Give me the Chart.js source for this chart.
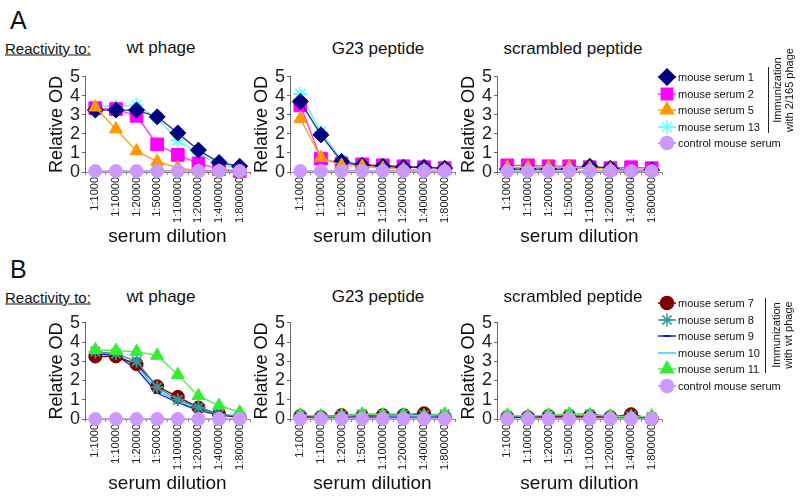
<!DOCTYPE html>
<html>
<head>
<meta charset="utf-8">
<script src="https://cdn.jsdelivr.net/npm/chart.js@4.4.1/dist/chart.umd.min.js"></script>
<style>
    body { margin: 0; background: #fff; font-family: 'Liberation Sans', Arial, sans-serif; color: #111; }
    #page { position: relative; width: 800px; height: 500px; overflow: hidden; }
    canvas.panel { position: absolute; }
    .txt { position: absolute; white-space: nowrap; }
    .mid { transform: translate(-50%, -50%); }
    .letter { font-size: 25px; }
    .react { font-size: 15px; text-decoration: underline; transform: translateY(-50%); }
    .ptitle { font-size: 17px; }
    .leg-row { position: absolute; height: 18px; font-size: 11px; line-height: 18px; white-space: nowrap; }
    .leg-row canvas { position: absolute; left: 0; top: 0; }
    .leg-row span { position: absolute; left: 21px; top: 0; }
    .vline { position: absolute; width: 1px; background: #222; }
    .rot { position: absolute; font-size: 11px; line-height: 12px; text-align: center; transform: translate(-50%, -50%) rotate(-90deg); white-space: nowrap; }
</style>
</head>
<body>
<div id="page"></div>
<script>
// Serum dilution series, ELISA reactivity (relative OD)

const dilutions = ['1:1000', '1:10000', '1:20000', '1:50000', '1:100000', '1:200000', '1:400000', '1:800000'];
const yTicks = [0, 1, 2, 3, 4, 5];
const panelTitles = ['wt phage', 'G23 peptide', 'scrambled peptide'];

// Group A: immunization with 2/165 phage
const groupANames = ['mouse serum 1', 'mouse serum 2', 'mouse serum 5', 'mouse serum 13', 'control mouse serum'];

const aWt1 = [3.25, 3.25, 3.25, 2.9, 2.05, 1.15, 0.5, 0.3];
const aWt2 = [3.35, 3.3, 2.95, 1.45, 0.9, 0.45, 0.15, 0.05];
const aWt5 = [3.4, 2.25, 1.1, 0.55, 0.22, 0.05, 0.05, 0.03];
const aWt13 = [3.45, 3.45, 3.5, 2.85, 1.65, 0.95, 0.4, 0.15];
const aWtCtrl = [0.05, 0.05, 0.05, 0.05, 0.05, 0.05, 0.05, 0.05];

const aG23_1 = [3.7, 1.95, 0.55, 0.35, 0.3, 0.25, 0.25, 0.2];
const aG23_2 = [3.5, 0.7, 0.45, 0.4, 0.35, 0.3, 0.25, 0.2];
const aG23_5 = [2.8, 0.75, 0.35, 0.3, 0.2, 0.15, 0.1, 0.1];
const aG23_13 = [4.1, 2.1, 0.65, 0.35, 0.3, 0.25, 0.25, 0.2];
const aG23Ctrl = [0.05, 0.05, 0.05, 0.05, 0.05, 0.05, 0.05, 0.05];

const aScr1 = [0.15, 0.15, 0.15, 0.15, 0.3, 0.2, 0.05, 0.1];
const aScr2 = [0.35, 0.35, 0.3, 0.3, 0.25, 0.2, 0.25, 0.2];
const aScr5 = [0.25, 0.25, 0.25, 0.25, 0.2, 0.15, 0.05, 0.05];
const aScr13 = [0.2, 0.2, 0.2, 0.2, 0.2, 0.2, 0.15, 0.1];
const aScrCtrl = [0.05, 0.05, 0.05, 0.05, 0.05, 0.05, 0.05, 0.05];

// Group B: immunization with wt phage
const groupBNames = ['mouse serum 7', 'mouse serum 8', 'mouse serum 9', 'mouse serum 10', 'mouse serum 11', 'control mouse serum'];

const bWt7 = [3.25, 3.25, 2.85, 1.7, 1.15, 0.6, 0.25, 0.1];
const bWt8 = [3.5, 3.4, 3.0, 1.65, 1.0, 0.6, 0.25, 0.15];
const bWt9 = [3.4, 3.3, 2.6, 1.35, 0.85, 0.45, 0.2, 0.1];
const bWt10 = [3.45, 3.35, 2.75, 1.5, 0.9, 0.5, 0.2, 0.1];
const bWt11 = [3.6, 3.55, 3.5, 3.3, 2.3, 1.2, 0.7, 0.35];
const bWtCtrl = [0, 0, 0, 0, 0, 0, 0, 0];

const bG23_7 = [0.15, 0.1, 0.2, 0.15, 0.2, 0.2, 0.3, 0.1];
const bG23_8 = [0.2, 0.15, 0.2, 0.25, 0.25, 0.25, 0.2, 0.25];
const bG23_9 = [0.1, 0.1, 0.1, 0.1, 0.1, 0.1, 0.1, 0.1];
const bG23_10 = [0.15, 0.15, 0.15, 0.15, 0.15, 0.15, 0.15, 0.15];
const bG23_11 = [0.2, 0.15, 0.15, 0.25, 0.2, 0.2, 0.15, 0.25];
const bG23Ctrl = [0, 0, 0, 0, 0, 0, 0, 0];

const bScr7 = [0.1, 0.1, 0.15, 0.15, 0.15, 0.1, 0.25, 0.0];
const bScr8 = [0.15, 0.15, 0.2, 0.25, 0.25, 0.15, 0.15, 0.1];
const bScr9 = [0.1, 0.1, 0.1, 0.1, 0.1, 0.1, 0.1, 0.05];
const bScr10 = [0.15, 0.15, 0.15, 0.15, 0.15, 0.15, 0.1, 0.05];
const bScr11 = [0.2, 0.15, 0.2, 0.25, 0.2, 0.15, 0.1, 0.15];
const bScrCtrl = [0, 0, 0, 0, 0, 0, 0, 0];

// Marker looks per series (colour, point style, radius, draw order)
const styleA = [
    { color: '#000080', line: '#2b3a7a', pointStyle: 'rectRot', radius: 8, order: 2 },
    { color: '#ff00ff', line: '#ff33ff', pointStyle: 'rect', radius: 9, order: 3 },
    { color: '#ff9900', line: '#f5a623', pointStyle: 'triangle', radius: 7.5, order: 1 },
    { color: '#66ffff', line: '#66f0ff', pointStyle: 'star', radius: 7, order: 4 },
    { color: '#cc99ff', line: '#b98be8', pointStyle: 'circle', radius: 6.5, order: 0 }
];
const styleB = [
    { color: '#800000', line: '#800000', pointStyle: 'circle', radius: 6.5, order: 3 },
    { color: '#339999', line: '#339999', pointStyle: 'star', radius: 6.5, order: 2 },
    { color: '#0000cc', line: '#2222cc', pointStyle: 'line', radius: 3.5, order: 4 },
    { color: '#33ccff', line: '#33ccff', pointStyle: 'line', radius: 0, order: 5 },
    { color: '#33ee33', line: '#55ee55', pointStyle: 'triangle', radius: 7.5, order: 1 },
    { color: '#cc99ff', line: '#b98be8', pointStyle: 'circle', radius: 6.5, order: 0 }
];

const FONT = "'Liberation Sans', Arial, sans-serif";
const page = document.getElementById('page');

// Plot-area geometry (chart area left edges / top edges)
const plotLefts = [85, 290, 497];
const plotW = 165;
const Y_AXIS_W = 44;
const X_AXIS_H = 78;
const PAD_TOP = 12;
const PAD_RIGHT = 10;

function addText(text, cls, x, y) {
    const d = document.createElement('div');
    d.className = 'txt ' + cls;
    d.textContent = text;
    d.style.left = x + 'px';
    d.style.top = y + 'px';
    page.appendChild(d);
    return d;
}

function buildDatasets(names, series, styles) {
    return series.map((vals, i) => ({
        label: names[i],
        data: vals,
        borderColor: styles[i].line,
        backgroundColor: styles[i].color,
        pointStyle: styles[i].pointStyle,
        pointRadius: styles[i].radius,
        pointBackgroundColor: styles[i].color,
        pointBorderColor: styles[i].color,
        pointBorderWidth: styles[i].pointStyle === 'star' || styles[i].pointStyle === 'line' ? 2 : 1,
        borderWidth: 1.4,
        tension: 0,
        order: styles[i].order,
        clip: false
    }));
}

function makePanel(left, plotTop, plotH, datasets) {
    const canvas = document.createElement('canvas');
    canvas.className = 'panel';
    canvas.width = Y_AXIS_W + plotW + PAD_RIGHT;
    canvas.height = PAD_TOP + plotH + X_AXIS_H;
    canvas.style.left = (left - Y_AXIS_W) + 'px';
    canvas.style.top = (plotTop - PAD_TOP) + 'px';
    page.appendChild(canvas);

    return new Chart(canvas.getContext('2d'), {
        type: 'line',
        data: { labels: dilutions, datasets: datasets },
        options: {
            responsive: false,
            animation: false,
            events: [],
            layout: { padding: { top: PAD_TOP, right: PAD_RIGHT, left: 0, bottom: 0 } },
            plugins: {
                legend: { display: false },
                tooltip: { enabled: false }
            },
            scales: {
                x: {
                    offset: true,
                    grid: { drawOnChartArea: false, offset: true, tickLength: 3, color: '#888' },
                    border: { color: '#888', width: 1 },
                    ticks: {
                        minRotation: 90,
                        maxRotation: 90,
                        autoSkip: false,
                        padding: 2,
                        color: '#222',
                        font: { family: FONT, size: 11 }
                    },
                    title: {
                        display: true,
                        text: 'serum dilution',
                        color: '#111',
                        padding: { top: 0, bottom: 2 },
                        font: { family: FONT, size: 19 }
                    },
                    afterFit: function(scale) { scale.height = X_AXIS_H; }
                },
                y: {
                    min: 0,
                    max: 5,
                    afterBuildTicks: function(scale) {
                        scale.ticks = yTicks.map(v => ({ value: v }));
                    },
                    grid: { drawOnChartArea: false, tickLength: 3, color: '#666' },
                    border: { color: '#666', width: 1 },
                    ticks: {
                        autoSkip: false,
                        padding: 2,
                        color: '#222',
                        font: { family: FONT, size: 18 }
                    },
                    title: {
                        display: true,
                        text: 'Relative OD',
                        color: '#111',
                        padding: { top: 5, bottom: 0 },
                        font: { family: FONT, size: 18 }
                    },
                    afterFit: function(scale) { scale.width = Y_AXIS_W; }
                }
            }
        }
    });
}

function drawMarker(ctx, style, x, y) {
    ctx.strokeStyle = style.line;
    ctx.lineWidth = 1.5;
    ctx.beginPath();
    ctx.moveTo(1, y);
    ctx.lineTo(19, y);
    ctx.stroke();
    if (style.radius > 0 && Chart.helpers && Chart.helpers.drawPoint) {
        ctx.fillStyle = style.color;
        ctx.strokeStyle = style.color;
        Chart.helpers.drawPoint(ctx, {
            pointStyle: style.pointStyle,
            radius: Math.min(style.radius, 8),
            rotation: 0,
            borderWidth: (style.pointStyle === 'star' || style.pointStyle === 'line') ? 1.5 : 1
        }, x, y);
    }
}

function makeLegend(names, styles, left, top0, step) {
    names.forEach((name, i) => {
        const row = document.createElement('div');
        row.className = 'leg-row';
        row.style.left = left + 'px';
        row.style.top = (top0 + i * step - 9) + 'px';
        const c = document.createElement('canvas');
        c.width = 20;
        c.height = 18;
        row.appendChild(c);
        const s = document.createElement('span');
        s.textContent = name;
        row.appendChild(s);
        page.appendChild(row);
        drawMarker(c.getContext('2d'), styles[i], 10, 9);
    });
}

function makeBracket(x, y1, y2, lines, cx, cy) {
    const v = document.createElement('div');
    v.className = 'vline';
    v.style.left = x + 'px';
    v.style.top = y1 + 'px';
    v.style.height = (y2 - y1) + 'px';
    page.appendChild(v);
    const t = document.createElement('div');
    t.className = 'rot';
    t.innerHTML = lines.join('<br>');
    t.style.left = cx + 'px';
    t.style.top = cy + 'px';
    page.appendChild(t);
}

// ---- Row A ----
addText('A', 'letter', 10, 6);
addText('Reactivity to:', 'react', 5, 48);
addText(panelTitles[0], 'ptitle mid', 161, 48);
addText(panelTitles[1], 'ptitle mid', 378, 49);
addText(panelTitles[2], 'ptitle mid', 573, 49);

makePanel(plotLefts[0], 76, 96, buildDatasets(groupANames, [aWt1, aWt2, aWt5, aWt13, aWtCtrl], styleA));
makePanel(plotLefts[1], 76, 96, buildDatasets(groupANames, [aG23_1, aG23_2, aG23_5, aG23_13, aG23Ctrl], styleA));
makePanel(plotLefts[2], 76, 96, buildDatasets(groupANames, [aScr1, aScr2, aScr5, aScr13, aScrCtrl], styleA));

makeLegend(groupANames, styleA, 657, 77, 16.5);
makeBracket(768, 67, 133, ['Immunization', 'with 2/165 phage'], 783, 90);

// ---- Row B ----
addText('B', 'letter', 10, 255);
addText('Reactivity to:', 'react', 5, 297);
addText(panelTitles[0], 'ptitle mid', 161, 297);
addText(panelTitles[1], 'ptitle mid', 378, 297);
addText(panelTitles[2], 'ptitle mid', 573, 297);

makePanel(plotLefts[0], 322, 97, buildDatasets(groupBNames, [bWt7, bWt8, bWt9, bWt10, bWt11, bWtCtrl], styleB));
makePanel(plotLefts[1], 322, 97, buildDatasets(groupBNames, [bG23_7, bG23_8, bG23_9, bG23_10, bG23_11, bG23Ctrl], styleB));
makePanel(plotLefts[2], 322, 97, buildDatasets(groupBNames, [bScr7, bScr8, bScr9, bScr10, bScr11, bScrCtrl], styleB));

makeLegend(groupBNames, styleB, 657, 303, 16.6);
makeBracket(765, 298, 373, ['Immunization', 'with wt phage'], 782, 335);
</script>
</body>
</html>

# To do
The lines from the top of the data above through the one holding "reactivity (relative OD)" are to be repeated exactly, and only those, with no pictures.

# Result for this exercise
Give me the Chart.js source for this chart.
<!DOCTYPE html>
<html>
<head>
<meta charset="utf-8">
<script src="https://cdn.jsdelivr.net/npm/chart.js@4.4.1/dist/chart.umd.min.js"></script>
<style>
    body { margin: 0; background: #fff; font-family: 'Liberation Sans', Arial, sans-serif; color: #111; }
    #page { position: relative; width: 800px; height: 500px; overflow: hidden; }
    canvas.panel { position: absolute; }
    .txt { position: absolute; white-space: nowrap; }
    .mid { transform: translate(-50%, -50%); }
    .letter { font-size: 25px; }
    .react { font-size: 15px; text-decoration: underline; transform: translateY(-50%); }
    .ptitle { font-size: 17px; }
    .leg-row { position: absolute; height: 18px; font-size: 11px; line-height: 18px; white-space: nowrap; }
    .leg-row canvas { position: absolute; left: 0; top: 0; }
    .leg-row span { position: absolute; left: 21px; top: 0; }
    .vline { position: absolute; width: 1px; background: #222; }
    .rot { position: absolute; font-size: 11px; line-height: 12px; text-align: center; transform: translate(-50%, -50%) rotate(-90deg); white-space: nowrap; }
</style>
</head>
<body>
<div id="page"></div>
<script>
// Serum dilution series, ELISA reactivity (relative OD)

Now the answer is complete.